Could you write out the records below exactly as they appear, leaving out any pictures?

****************

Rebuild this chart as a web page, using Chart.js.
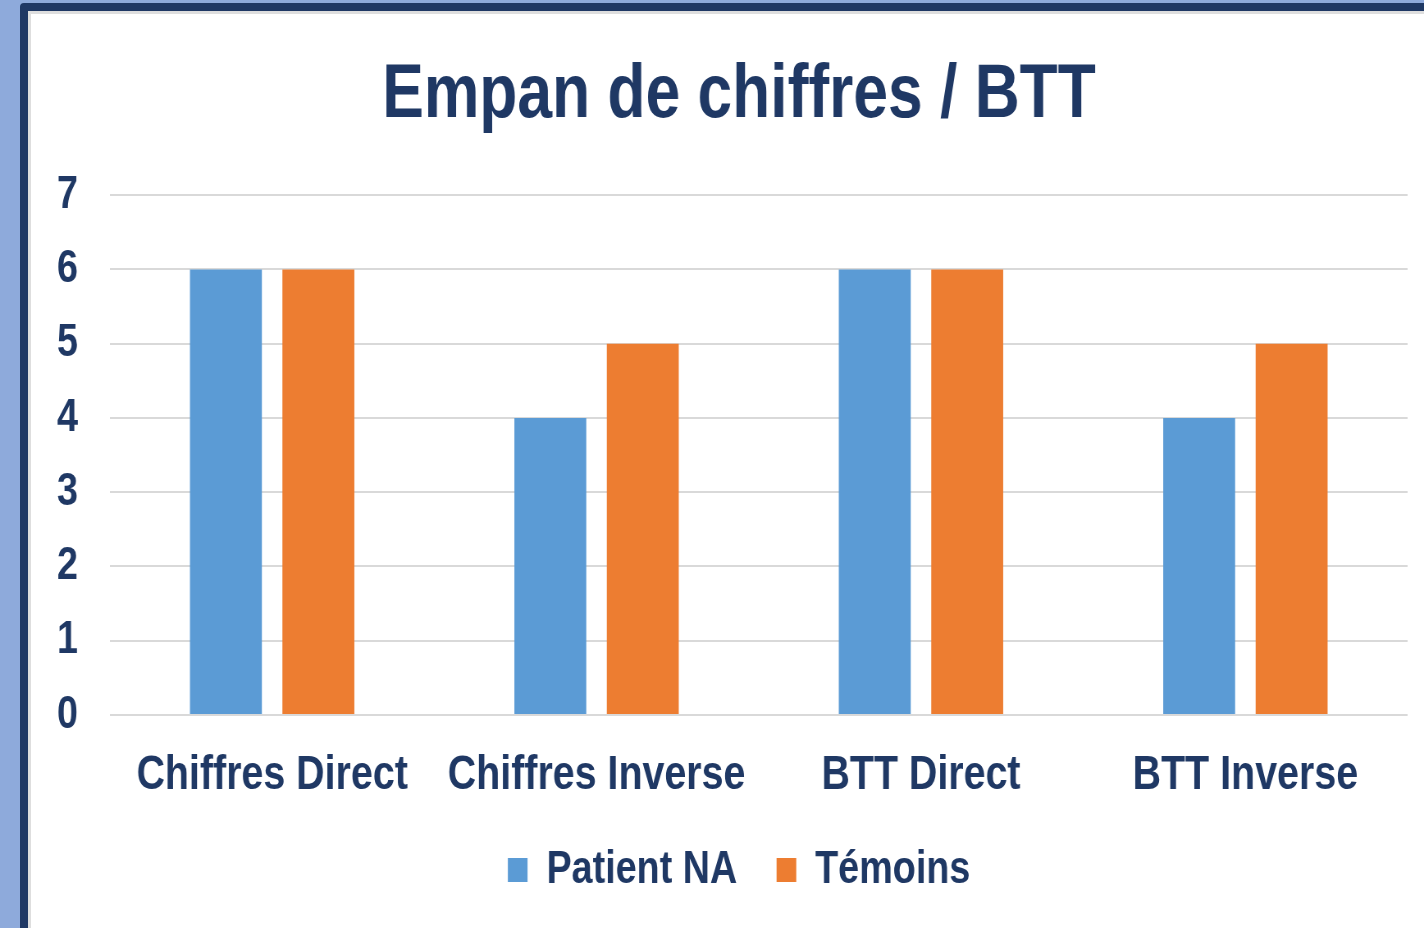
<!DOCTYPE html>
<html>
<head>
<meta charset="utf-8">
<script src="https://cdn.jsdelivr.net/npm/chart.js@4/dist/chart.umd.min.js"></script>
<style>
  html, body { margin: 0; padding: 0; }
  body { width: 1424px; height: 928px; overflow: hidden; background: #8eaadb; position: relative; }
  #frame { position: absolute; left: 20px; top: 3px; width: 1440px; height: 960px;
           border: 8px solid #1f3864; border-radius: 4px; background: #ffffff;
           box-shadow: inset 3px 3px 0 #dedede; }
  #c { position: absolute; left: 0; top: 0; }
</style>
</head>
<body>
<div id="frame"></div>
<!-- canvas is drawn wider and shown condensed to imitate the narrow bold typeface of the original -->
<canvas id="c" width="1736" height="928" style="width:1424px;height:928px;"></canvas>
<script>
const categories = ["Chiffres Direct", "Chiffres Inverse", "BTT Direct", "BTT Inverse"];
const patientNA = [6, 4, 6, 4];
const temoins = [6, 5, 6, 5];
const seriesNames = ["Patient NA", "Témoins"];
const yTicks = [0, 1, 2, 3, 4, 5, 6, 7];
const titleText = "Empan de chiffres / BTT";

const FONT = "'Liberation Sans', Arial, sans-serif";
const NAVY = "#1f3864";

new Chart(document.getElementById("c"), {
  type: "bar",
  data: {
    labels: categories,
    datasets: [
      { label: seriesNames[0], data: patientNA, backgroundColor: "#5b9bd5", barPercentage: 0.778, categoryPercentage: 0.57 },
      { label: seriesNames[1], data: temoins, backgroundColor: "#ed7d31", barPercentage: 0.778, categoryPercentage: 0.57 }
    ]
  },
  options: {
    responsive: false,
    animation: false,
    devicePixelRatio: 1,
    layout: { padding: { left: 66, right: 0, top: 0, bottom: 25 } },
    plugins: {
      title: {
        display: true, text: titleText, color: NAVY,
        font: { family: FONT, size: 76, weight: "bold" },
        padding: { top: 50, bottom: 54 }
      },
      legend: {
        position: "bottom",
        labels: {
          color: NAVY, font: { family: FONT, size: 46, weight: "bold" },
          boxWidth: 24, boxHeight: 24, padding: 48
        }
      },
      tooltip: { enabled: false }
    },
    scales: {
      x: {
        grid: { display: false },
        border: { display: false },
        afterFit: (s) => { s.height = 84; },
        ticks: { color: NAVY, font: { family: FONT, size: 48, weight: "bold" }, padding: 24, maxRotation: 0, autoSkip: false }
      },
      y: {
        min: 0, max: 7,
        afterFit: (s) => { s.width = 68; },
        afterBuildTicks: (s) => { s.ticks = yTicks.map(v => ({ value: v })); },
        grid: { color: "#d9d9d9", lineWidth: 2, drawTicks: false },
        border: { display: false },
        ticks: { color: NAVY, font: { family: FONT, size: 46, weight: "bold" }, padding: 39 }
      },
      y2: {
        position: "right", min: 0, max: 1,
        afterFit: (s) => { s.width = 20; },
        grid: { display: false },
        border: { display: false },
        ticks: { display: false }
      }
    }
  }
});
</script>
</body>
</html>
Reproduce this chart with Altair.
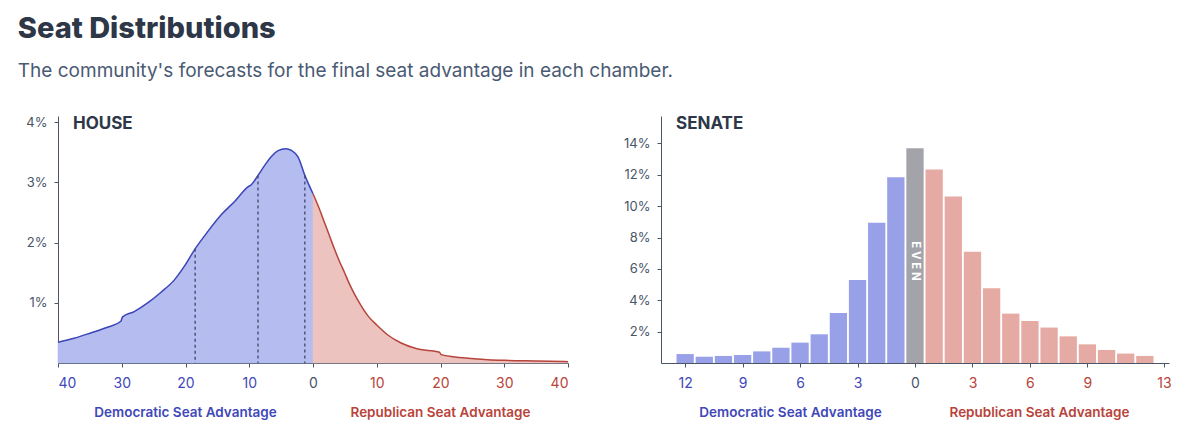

****************

> [Output for this exercise]:
Rebuild this chart as a web page, using Chart.js.
<!DOCTYPE html>
<html>
<head>
<meta charset="utf-8">
<script src="https://cdn.jsdelivr.net/npm/chart.js@4/dist/chart.umd.min.js"></script>
<style>
  html, body { margin: 0; padding: 0; }
  body { width: 1424px; height: 928px; overflow: hidden; background: #8eaadb; position: relative; }
  #frame { position: absolute; left: 20px; top: 3px; width: 1440px; height: 960px;
           border: 8px solid #1f3864; border-radius: 4px; background: #ffffff;
           box-shadow: inset 3px 3px 0 #dedede; }
  #c { position: absolute; left: 0; top: 0; }
</style>
</head>
<body>
<div id="frame"></div>
<!-- canvas is drawn wider and shown condensed to imitate the narrow bold typeface of the original -->
<canvas id="c" width="1736" height="928" style="width:1424px;height:928px;"></canvas>
<script>
const categories = ["Chiffres Direct", "Chiffres Inverse", "BTT Direct", "BTT Inverse"];
const patientNA = [6, 4, 6, 4];
const temoins = [6, 5, 6, 5];
const seriesNames = ["Patient NA", "Témoins"];
const yTicks = [0, 1, 2, 3, 4, 5, 6, 7];
const titleText = "Empan de chiffres / BTT";

const FONT = "'Liberation Sans', Arial, sans-serif";
const NAVY = "#1f3864";

new Chart(document.getElementById("c"), {
  type: "bar",
  data: {
    labels: categories,
    datasets: [
      { label: seriesNames[0], data: patientNA, backgroundColor: "#5b9bd5", barPercentage: 0.778, categoryPercentage: 0.57 },
      { label: seriesNames[1], data: temoins, backgroundColor: "#ed7d31", barPercentage: 0.778, categoryPercentage: 0.57 }
    ]
  },
  options: {
    responsive: false,
    animation: false,
    devicePixelRatio: 1,
    layout: { padding: { left: 66, right: 0, top: 0, bottom: 25 } },
    plugins: {
      title: {
        display: true, text: titleText, color: NAVY,
        font: { family: FONT, size: 76, weight: "bold" },
        padding: { top: 50, bottom: 54 }
      },
      legend: {
        position: "bottom",
        labels: {
          color: NAVY, font: { family: FONT, size: 46, weight: "bold" },
          boxWidth: 24, boxHeight: 24, padding: 48
        }
      },
      tooltip: { enabled: false }
    },
    scales: {
      x: {
        grid: { display: false },
        border: { display: false },
        afterFit: (s) => { s.height = 84; },
        ticks: { color: NAVY, font: { family: FONT, size: 48, weight: "bold" }, padding: 24, maxRotation: 0, autoSkip: false }
      },
      y: {
        min: 0, max: 7,
        afterFit: (s) => { s.width = 68; },
        afterBuildTicks: (s) => { s.ticks = yTicks.map(v => ({ value: v })); },
        grid: { color: "#d9d9d9", lineWidth: 2, drawTicks: false },
        border: { display: false },
        ticks: { color: NAVY, font: { family: FONT, size: 46, weight: "bold" }, padding: 39 }
      },
      y2: {
        position: "right", min: 0, max: 1,
        afterFit: (s) => { s.width = 20; },
        grid: { display: false },
        border: { display: false },
        ticks: { display: false }
      }
    }
  }
});
</script>
</body>
</html>
Reproduce this chart with Altair.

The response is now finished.